You can stop your phone from using cellular data by turning off mobile data services from the quick settings panel on your phone. You can also make use of Airplane Mode to disable all data network features and switch on Wi-Fi, though this will disrupt incoming calls and SMS texts.

3. Try Dark Mode With the Right Screen


Most older phones use LCD screens, but flagship phones from Samsung and OnePlus have transitioned to using this newer display technology.

If you have a phone with an OLED or AMOLED display, it means the phone actually turns off the pixels that are displaying black, so you’re saving some battery when all those bright white panels have now gone dark, which means you could save as much as an hour of battery life by switching on dark mode.

4. Give the Active Tracking a Rest

Features like Bluetooth, NFC, Samsung’s phone visibility, and location services are helpful but drain your battery as your phone pings to connect and update. If you want longer battery life, turn them off until you actually need them.

You also might not need your voice assistant program at all times. If you have Google Assistant up and running, go into the Assistant settings and turn it off, which will stop Google Assistant from actively listening and using up battery life. If you have a Samsung phone, you can also turn off the Bixby voice assistant feature.

5. Your Screen Is Too Bright


Smartphone screens look great these days, but unsurprisingly, crisp resolution and bountiful pixels drain battery a lot. You probably don’t need your device turned up to the highest setting. You may like to go into your display settings and turn down the brightness on the screen.

You should also consider disabling auto brightness, which adjusts based on your perceived needs but can also raise the brightness of your display higher than it needs to be. You can even change how long your screen remains active. Under the display settings on your phone, set it to fade to black after a few seconds. And go to the notifications settings to disable notifications from specific apps, so your phone doesn’t light up every time a new alert comes in.

6. Silence Your Phone

A phone constantly beeping and buzzing with notifications is annoying battery-taking, so turn it off. Your phone has to trigger an internal motor to buzz, which uses battery. Go into the sounds and vibration settings and turn vibration intensity down. Here, you can also disable haptic feedback so it doesn’t vibrate when you type or touch the screen.

7. Take Control of Your Apps


Developers put a lot of work into making sure their apps run as efficiently as possible, but many will continue to run in the background even when you aren’t using them. This will drain data and battery life over time. You can put unused apps to sleep under the App Power Management option in the device care section of your phone.

Under the Apps section in Settings you can select individual apps, then allow or disable background activity or optimize its battery usage.

8. Rethink Wallpaper and Widgets

Stay away from moving wallpaper, because it takes energy for your display to animate it. It’s also a good idea to limit yourself to a background with fewer colors in it, since the display will eat up more energy if it needs to render a lot of different colors. Again, if you have an OLED screen, black is better.
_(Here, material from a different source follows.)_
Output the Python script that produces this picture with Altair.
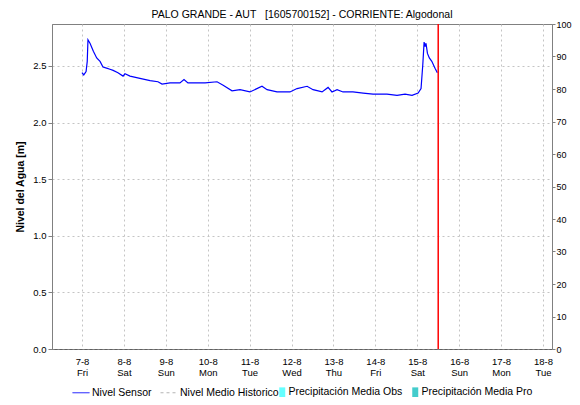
import altair as alt
import pandas as pd

FONT = "Liberation Sans"
TITLE = "PALO GRANDE - AUT\u00a0\u00a0\u00a0[1605700152] - CORRIENTE: Algodonal"
Y_LEFT_TITLE = "Nivel del Agua [m]"

SENSOR_TIMES = [
    "2020-08-07T00:00Z", "2020-08-07T01:00Z", "2020-08-07T02:20Z", "2020-08-07T03:00Z", "2020-08-07T03:25Z",
    "2020-08-07T04:35Z", "2020-08-07T06:30Z", "2020-08-07T08:25Z", "2020-08-07T10:20Z", "2020-08-07T12:00Z",
    "2020-08-07T14:05Z", "2020-08-07T16:00Z", "2020-08-07T17:50Z", "2020-08-07T20:35Z", "2020-08-07T23:30Z",
    "2020-08-08T00:35Z", "2020-08-08T03:30Z", "2020-08-08T09:10Z", "2020-08-08T15:00Z", "2020-08-08T19:30Z",
    "2020-08-08T21:50Z", "2020-08-09T02:25Z", "2020-08-09T08:05Z", "2020-08-09T10:25Z", "2020-08-09T12:40Z",
    "2020-08-09T22:30Z", "2020-08-10T05:20Z", "2020-08-10T08:50Z", "2020-08-10T13:55Z", "2020-08-10T18:30Z",
    "2020-08-11T00:10Z", "2020-08-11T07:05Z", "2020-08-11T10:00Z", "2020-08-11T15:40Z", "2020-08-11T23:05Z",
    "2020-08-12T03:10Z", "2020-08-12T08:55Z", "2020-08-12T12:20Z", "2020-08-12T17:30Z", "2020-08-12T20:55Z",
    "2020-08-12T23:10Z", "2020-08-13T02:05Z", "2020-08-13T05:30Z", "2020-08-13T11:10Z", "2020-08-13T17:00Z",
    "2020-08-13T22:40Z", "2020-08-14T06:40Z", "2020-08-14T12:25Z", "2020-08-14T17:00Z", "2020-08-14T21:00Z",
    "2020-08-15T00:30Z", "2020-08-15T02:10Z", "2020-08-15T03:10Z", "2020-08-15T03:55Z", "2020-08-15T04:30Z",
    "2020-08-15T05:00Z", "2020-08-15T05:50Z", "2020-08-15T06:55Z", "2020-08-15T08:20Z", "2020-08-15T10:10Z",
    "2020-08-15T11:30Z",
]
SENSOR_LEVELS = [
    2.44, 2.42, 2.45, 2.54, 2.73,
    2.70, 2.63, 2.57, 2.54, 2.49,
    2.48, 2.47, 2.46, 2.44, 2.41,
    2.43, 2.41, 2.39, 2.37, 2.36,
    2.34, 2.35, 2.35, 2.38, 2.35,
    2.35, 2.36, 2.33, 2.28, 2.29,
    2.27, 2.32, 2.29, 2.27, 2.27,
    2.30, 2.32, 2.29, 2.27, 2.31,
    2.27, 2.29, 2.27, 2.27, 2.26,
    2.25, 2.25, 2.24, 2.25, 2.24,
    2.26, 2.30, 2.51, 2.71, 2.67,
    2.70, 2.61, 2.57, 2.54, 2.48,
    2.44,
]
NOW_TIME = ["2020-08-15T12:00Z"]

TICK_DAYS = list(range(7, 19))
Y_LEFT_TICKS = [0.0, 0.5, 1.0, 1.5, 2.0, 2.5]
Y_LEFT_MAX = 2.87
Y_RIGHT_TICKS = [0, 10, 20, 30, 40, 50, 60, 70, 80, 90, 100]

LINE_LABELS = ["Nivel Sensor", "Nivel Medio Historico"]
LINE_COLORS = ["#0000FF", "#B4B4B4"]
LINE_DASHES = [[1, 0], [3, 3]]
PRECIP_LABELS = ["Precipitación Media Obs", "Precipitación Media Pro"]
PRECIP_COLORS = ["#66FFFF", "#44CCCC"]
SQUARE_PATH = "M-0.6,-1H0.6V1H-0.6Z"

sensor_df = pd.DataFrame({"t": SENSOR_TIMES, "nivel": SENSOR_LEVELS})
now_df = pd.DataFrame({"t": NOW_TIME})
line_leg_df = pd.DataFrame({"serie": LINE_LABELS})
precip_leg_df = pd.DataFrame({"precip_serie": PRECIP_LABELS})

x_axis = alt.Axis(
    values=[alt.DateTime(year=2020, month=8, date=d, utc=True) for d in TICK_DAYS],
    labelExpr="[utcFormat(datum.value, '%-d-%-m'), utcFormat(datum.value, '%a')]",
    grid=True, gridDash=[2, 3], gridColor="#C4C4C4",
    ticks=False, domainColor="#404040", domainDash=[1, 1],
    labelPadding=7, labelLineHeight=11, labelFont=FONT, labelFontSize=9.5,
    labelColor="#000000", labelFlush=False, labelOverlap=False, title=None,
)
x_enc = alt.X(
    "t:T",
    scale=alt.Scale(type="utc", domain=[
        alt.DateTime(year=2020, month=8, date=6, hours=6, minutes=49, utc=True),
        alt.DateTime(year=2020, month=8, date=18, hours=5, minutes=10, utc=True)]),
    axis=x_axis,
)

left_axis = alt.Axis(
    orient="left", values=Y_LEFT_TICKS, format=".1f",
    grid=True, gridDash=[2, 3], gridColor="#C4C4C4",
    domainColor="#808080", tickColor="#808080", tickSize=4, labelPadding=2,
    labelFont=FONT, labelFontSize=9.5, labelColor="#000000",
    title=Y_LEFT_TITLE, titleFont=FONT, titleFontSize=10.5, titleFontWeight="bold",
    titleColor="#000000", titleX=-32, titleY=162.5, titleBaseline="middle", titleAngle=270,
)
right_axis = alt.Axis(
    orient="right", values=Y_RIGHT_TICKS, format="d", grid=False,
    domainColor="#808080", tickColor="#808080", tickSize=3, labelPadding=1,
    labelFont=FONT, labelFontSize=9, labelColor="#000000", title=None,
)

line = alt.Chart(sensor_df).mark_line(color="#0000FF", strokeWidth=1.2).encode(
    x=x_enc,
    y=alt.Y("nivel:Q", scale=alt.Scale(domain=[0, Y_LEFT_MAX], nice=False), axis=left_axis),
)

rule = alt.Chart(now_df).mark_rule(color="#FF0000", strokeWidth=1.5).encode(x=x_enc)

line_legend = alt.Legend(
    orient="none", legendX=20, legendY=359.5, direction="horizontal", columns=2,
    title=None, symbolType="stroke", symbolSize=289, symbolStrokeWidth=1,
    labelOffset=2, columnPadding=6,
    padding=0, labelFont=FONT, labelFontSize=10.5, labelColor="#000000",
)
line_leg_layer = alt.Chart(line_leg_df).mark_point(filled=False, opacity=1, shape="stroke").encode(
    x=x_enc,
    y=alt.Y("precip:Q", scale=alt.Scale(domain=[0, 100], nice=False), axis=right_axis),
    stroke=alt.Stroke("serie:N", scale=alt.Scale(domain=LINE_LABELS, range=LINE_COLORS), legend=line_legend),
    strokeDash=alt.StrokeDash("serie:N", scale=alt.Scale(domain=LINE_LABELS, range=LINE_DASHES), legend=line_legend),
)

precip_legend = alt.Legend(
    orient="none", legendX=225, legendY=363, direction="horizontal", columns=2,
    title=None, symbolType=SQUARE_PATH, symbolSize=100, symbolStrokeWidth=0,
    labelOffset=1, columnPadding=7,
    padding=0, labelFont=FONT, labelFontSize=10.5, labelColor="#000000",
)
precip_leg_layer = alt.Chart(precip_leg_df).mark_point(filled=True, opacity=1, shape=SQUARE_PATH).encode(
    x=x_enc,
    fill=alt.Fill("precip_serie:N", scale=alt.Scale(domain=PRECIP_LABELS, range=PRECIP_COLORS), legend=precip_legend),
)

chart = alt.layer(line, rule, line_leg_layer, precip_leg_layer).resolve_scale(
    y="independent"
).properties(
    width=500, height=325,
    autosize=alt.AutoSizeParams(type="none"),
    padding={"left": 44, "top": 16, "right": 20, "bottom": 48},
    background="white",
    title=alt.TitleParams(text=TITLE, font=FONT, fontSize=10.5, fontWeight="normal",
                          color="#000000", anchor="middle", offset=0),
).configure_view(stroke="#808080", strokeWidth=1)

chart.save("out.html", embed_options={"renderer": "svg", "actions": False})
While widgets are tempting and convenient, they are essentially an active program usable right from your home screen, so the phone uses energy keeping the feature running. Just say no to these little guys if battery life is a problem.

9. Automate the Process


If all this is too much to remember, a service like If This Then That (IFTTT) supports automated workflows that can help you conserve battery life. Use IFTTT to turn off services like Wi-Fi and Bluetooth based on your location, for example, or disable specific services when your battery falls to a certain percentage.

Apps like Greenify analyze the apps on your phone and identify which ones are more likely to drain battery life. It can then set inactive apps deemed to be problematic into hibernation, ensuring your phone battery runs as smoothly as it did the day you got the phone.